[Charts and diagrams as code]
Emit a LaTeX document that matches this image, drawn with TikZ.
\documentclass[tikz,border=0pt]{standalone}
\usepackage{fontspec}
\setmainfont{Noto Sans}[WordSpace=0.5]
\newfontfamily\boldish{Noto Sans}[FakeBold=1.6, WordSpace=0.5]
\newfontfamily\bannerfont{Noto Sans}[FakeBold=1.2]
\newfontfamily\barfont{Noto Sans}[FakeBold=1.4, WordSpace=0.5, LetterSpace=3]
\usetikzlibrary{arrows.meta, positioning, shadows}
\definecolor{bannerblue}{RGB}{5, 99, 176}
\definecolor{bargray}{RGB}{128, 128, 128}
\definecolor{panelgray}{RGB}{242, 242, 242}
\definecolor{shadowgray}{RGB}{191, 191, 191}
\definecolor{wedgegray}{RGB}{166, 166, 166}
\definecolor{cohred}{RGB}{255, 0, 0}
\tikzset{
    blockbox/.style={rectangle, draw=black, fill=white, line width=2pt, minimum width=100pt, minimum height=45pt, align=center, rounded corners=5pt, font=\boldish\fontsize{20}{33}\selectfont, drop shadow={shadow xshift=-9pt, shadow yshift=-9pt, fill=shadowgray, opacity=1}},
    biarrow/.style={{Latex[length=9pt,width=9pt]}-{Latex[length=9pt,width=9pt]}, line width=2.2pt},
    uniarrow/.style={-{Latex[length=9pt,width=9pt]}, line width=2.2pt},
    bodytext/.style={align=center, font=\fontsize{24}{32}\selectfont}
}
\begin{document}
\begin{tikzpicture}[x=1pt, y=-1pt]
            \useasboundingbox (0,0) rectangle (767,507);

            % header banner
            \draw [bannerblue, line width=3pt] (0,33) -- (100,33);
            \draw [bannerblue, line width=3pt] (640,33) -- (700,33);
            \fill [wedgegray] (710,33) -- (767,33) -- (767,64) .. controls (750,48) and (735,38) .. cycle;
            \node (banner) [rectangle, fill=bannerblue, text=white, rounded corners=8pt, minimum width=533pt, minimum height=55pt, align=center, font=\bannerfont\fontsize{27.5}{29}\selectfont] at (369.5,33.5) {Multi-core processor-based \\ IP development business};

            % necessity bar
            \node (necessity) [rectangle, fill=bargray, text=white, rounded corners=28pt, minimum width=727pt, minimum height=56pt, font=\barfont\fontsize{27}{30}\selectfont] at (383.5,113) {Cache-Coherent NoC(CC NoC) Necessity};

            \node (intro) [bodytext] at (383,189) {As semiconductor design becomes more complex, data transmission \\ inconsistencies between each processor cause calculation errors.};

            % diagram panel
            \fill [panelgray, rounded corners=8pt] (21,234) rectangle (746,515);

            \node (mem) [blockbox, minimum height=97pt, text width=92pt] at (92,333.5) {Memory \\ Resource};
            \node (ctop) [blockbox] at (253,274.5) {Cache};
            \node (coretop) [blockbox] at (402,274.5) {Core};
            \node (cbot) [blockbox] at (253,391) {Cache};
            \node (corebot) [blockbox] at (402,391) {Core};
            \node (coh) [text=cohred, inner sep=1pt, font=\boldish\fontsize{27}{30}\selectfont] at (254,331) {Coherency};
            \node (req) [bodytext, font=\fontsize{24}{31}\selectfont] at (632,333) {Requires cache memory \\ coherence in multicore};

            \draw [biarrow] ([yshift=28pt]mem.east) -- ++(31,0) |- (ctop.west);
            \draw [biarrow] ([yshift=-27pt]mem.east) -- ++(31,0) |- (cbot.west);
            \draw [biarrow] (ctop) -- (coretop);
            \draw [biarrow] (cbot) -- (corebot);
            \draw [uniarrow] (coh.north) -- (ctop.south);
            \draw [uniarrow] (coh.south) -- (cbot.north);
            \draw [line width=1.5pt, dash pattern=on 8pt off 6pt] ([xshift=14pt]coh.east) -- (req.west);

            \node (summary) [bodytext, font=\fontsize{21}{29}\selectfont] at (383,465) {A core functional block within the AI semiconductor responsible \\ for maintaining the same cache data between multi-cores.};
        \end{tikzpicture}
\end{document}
---
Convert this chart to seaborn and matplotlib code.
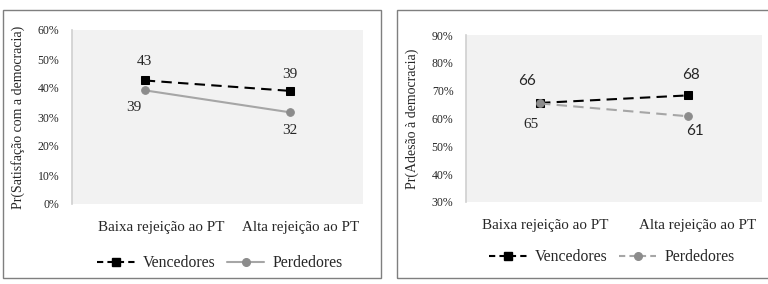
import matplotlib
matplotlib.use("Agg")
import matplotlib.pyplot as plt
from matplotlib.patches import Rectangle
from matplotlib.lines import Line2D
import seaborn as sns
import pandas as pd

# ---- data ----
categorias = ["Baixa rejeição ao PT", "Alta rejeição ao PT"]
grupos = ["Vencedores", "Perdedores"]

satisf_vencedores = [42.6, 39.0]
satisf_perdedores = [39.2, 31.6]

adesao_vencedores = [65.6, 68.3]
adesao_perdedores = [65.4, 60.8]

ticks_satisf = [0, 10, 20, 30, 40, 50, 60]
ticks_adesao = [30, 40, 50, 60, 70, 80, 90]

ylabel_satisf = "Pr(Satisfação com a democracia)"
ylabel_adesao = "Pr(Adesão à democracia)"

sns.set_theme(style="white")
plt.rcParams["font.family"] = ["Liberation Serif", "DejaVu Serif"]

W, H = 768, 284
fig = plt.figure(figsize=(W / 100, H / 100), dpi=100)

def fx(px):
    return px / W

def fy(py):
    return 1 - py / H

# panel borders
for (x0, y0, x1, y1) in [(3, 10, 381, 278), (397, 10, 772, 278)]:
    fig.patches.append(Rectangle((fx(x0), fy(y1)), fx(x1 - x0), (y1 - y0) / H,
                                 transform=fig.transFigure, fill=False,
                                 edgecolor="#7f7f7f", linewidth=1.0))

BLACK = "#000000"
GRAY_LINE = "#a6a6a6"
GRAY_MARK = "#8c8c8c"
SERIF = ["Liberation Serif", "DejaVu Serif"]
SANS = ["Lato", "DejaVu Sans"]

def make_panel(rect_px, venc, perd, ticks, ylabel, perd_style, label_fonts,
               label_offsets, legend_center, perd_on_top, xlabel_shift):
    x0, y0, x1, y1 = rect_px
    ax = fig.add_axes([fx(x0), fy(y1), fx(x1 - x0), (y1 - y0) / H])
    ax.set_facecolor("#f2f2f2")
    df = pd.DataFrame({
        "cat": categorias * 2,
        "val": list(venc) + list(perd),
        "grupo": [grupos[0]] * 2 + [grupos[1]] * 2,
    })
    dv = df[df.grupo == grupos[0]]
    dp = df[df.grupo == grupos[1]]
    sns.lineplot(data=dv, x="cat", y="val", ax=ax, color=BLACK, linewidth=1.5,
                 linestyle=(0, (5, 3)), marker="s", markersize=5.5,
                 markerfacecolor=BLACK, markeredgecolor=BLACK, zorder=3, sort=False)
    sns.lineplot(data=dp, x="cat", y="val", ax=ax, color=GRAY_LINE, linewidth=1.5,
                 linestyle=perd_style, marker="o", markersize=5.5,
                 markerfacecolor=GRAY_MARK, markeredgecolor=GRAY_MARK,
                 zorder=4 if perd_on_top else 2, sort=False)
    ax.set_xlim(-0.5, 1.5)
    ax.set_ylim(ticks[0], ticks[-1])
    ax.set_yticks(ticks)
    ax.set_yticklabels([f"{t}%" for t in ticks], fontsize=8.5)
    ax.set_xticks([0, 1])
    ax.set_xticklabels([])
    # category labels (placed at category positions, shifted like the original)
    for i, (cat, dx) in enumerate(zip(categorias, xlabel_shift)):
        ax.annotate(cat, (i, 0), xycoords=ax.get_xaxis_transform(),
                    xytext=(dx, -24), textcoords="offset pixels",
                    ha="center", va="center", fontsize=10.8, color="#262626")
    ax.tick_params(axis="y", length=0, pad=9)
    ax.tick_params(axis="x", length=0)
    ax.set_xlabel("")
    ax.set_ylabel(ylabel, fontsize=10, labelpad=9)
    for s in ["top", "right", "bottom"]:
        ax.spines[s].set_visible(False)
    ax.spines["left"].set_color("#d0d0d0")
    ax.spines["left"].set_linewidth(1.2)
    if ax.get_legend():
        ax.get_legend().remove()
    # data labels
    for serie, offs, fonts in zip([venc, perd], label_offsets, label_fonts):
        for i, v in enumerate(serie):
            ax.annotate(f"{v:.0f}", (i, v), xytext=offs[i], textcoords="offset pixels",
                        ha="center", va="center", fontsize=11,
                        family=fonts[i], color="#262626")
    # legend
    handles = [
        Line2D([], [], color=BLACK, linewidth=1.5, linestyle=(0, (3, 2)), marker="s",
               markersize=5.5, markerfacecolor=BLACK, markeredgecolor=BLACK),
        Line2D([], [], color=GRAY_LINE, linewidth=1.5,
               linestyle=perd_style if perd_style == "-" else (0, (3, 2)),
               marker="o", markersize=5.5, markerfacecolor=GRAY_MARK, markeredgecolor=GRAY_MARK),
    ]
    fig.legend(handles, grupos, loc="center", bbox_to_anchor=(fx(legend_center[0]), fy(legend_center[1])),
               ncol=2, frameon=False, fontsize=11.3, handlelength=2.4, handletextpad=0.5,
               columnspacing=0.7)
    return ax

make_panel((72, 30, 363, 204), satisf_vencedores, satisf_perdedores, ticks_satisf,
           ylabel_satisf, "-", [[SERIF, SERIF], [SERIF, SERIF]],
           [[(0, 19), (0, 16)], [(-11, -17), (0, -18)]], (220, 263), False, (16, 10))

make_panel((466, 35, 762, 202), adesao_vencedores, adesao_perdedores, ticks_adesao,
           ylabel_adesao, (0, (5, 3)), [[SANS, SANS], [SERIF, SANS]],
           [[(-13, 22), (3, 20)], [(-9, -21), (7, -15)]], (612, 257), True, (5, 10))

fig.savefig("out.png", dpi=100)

## [WORK REQUIRED]
Work out how many lines of the data above contain the string "seaborn" and give the number alone.

## [RESULT]
2